Era uno de esos momentos mágicos que se dan a veces en esta ciudad, en los que uno casi se tiene que pellizcar. Y eso que a mí ni me va el flamenco.

Detrás del cantaor de 32 años, una enorme cristalera de arriba abajo y de lado a lado del escenario, que convierte a Central Park en decorado natural, recortado por la línea de los rascacielos de noche. A su lado, el percusionista puertorriqueño Giovanni Hidalgo, una leyenda del latin-jazz, socio de Dizzi Gilespie y Eddie Palmieri en muchas aventuras.

«Tiri ti tran, tran tran», seguía Poveda. Y hablaba de la Plaza San Juan de Dios, las fragatas en la bahía y las calles de «Cai», como si me estuviera cantando a mí. Me acordaba entonces de cuando un celador me enseñó el año pasado esta impresionante sala del edificio en el que se ha instalado Jazz at Lincoln Center, una extensión del famoso complejo cultural.

El auditorio Allen es modular para adaptarse a diferentes situaciones como ¿una fiesta de cumpleaños!, me vendía el hombre, por «sólo» 10.000 dólares la noche. Esto es Nueva York, pensaba yo abrumada, mientras el celador hacía hincapié en que sillas, equipo de sonido, guardarropa, etcétera se añadían a la cuenta. Como si yo fuera a alquilársela, vamos. El cumpleaños debe costar más que un piso, pero disfrutar del espectáculo me salió hasta gratis, gracias a una invitación de prensa.

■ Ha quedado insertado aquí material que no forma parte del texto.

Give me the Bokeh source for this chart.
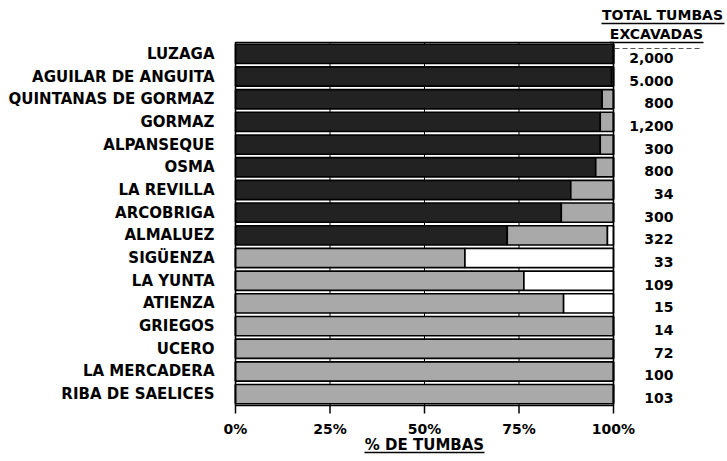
from bokeh.plotting import figure
from bokeh.models import ColumnDataSource, Range1d, FixedTicker
from bokeh.core.properties import value
from bokeh.embed import file_html
from bokeh.resources import INLINE

# ---- data ----
sites = ["LUZAGA", "AGUILAR DE ANGUITA", "QUINTANAS DE GORMAZ", "GORMAZ", "ALPANSEQUE",
         "OSMA", "LA REVILLA", "ARCOBRIGA", "ALMALUEZ", "SIGÜENZA", "LA YUNTA",
         "ATIENZA", "GRIEGOS", "UCERO", "LA MERCADERA", "RIBA DE SAELICES"]
dark_pct = [100, 99.5, 97, 96.5, 96.5, 95.3, 88.7, 86.2, 71.9, 0, 0, 0, 0, 0, 0, 0]
gray_pct = [0, 0.5, 3, 3.5, 3.5, 4.7, 11.3, 13.8, 26.5, 60.7, 76.3, 86.8, 100, 100, 100, 100]
white_pct = [0, 0, 0, 0, 0, 0, 0, 0, 1.6, 39.3, 23.7, 13.2, 0, 0, 0, 0]
totals = ["2,000", "5.000", "800", "1,200", "300", "800", "34", "300", "322",
          "33", "109", "15", "14", "72", "100", "103"]
x_ticks = [0, 25, 50, 75, 100]
x_tick_labels = ["0%", "25%", "50%", "75%", "100%"]
x_title = "% DE TUMBAS"
header_1 = "TOTAL TUMBAS"
header_2 = "EXCAVADAS"

FONT = "DejaVu Sans"
W, H = 727, 461
n = len(sites)
ys = [n - 1 - i for i in range(n)]

# layout helpers: pixel position on the canvas -> data coordinate
FRAME_L, FRAME_R, FRAME_T, FRAME_B = 235, 613, 42, 405
PX_X = (FRAME_R - FRAME_L) / 100.0
PX_Y = (FRAME_B - FRAME_T) / float(n)


def X(px):
    return (px - FRAME_L) / PX_X


def Y(py):
    return (n - 0.5) - (py - FRAME_T) / PX_Y


LEFT_BORDER = 219
p = figure(width=W, height=H, output_backend="svg", toolbar_location=None,
           x_axis_location=None,
           x_range=Range1d(X(LEFT_BORDER), X(W)), y_range=Range1d(Y(H), Y(0)),
           min_border_left=LEFT_BORDER, min_border_right=0, min_border_top=0,
           min_border_bottom=0)
p.background_fill_color = "white"
p.border_fill_color = "white"
p.outline_line_color = None
p.xgrid.visible = False
p.ygrid.visible = False

# category axis (left)
p.yaxis.ticker = FixedTicker(ticks=ys)
p.yaxis.major_label_overrides = {y: s for y, s in zip(ys, sites)}
p.yaxis.major_tick_out = 0
p.yaxis.major_tick_in = 0
p.yaxis.minor_tick_line_color = None
p.yaxis.axis_line_color = None
p.yaxis.major_label_standoff = 5
p.yaxis.major_label_text_font = FONT
p.yaxis.major_label_text_font_style = "bold"
p.yaxis.major_label_text_font_size = "15px"
p.yaxis.major_label_text_color = "black"

y_lo, y_hi = -0.5, n - 0.5

# vertical grid lines at the percentage ticks
p.segment(x0=x_ticks, y0=[y_lo] * len(x_ticks), x1=x_ticks, y1=[y_hi] * len(x_ticks),
          line_color="black", line_width=1)

source = ColumnDataSource(dict(y=ys, dark=dark_pct, gray=gray_pct, white=white_pct))
p.hbar_stack(["dark", "gray", "white"], y="y", height=0.85,
             color=["#222222", "#a9a9a9", "#ffffff"],
             line_color="black", line_width=1.6, source=source)

# plot frame
p.quad(left=[x_ticks[0]], right=[x_ticks[-1]], bottom=[y_lo], top=[y_hi],
       fill_color=None, line_color="black", line_width=1.6)

# x ticks and labels
p.segment(x0=x_ticks, y0=[y_lo] * len(x_ticks), x1=x_ticks,
          y1=[Y(FRAME_B + 8)] * len(x_ticks), line_color="black", line_width=1.5)
p.text(x=x_ticks, y=[Y(428)] * len(x_ticks), text=x_tick_labels,
       text_align="center", text_baseline="middle", text_font=value(FONT),
       text_font_style="bold", text_font_size="14px", text_color="black")

# x title with underline
p.text(x=[50], y=[Y(444)], text=[x_title], text_align="center", text_baseline="middle",
       text_font=value(FONT), text_font_style="bold", text_font_size="15px",
       text_color="black")
p.segment(x0=[X(364)], y0=[Y(452)], x1=[X(484)], y1=[Y(452)],
          line_color="black", line_width=1.5)

# totals column
p.text(x=[X(673)] * n, y=[v - 4 / PX_Y for v in ys], text=totals,
       text_align="right", text_baseline="middle", text_font=value(FONT),
       text_font_style="bold", text_font_size="14px", text_color="black")

# header of totals column
p.text(x=[X(662)], y=[Y(14)], text=[header_1], text_align="center",
       text_baseline="middle", text_font=value(FONT), text_font_style="bold",
       text_font_size="14px", text_color="black")
p.segment(x0=[X(601)], y0=[Y(23)], x1=[X(724)], y1=[Y(23)],
          line_color="black", line_width=1.5)
p.text(x=[X(656)], y=[Y(33)], text=[header_2], text_align="center",
       text_baseline="middle", text_font=value(FONT), text_font_style="bold",
       text_font_size="14px", text_color="black")
p.segment(x0=[X(609)], y0=[Y(42)], x1=[X(703)], y1=[Y(42)],
          line_color="black", line_width=1.5)
p.segment(x0=[X(614)], y0=[Y(48)], x1=[X(700)], y1=[Y(48)],
          line_color="#555555", line_width=1, line_dash="5 3")

open("out.html", "w").write(file_html(p, INLINE))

Los organizadores habían pensado, con buen tino, que el festival de Flamenco en Nueva York no podía ser como el de Utrera, por eso habían buscado a un cantaor como Poveda, que lo mismo toca en Palestina que en Japón, y no le asusta mezclar estilos, acompañado de un guitarrista a lo Paco de Lucía, Juán Gómez Chicuelo, y uno de los mejores percusionistas del mundo. Los músicos practicaron apenas un día, eliminaron los palos más complicados, como la seguidilla o la soleá, para no complicar demasiado al puertorriqueño, y se dieron a la improvisación y al popurrí. Les salió tan bien que a veces uno miraba la tumbadora y creía escuchar castañuelas y taconeo, mientras que otras se veía «moliendo café» en los cafetales venezolanos. Entre el público lo mismo había visones que argollas en la nariz, y entre el Verde que te quiere Verde de Lorca, y la pena de amor del Zampo Manuel, uno no se recuperaba del hechizo hasta que le daba en la cara el bofetón gélido que corre entre los rascacielos en estas noches de enero.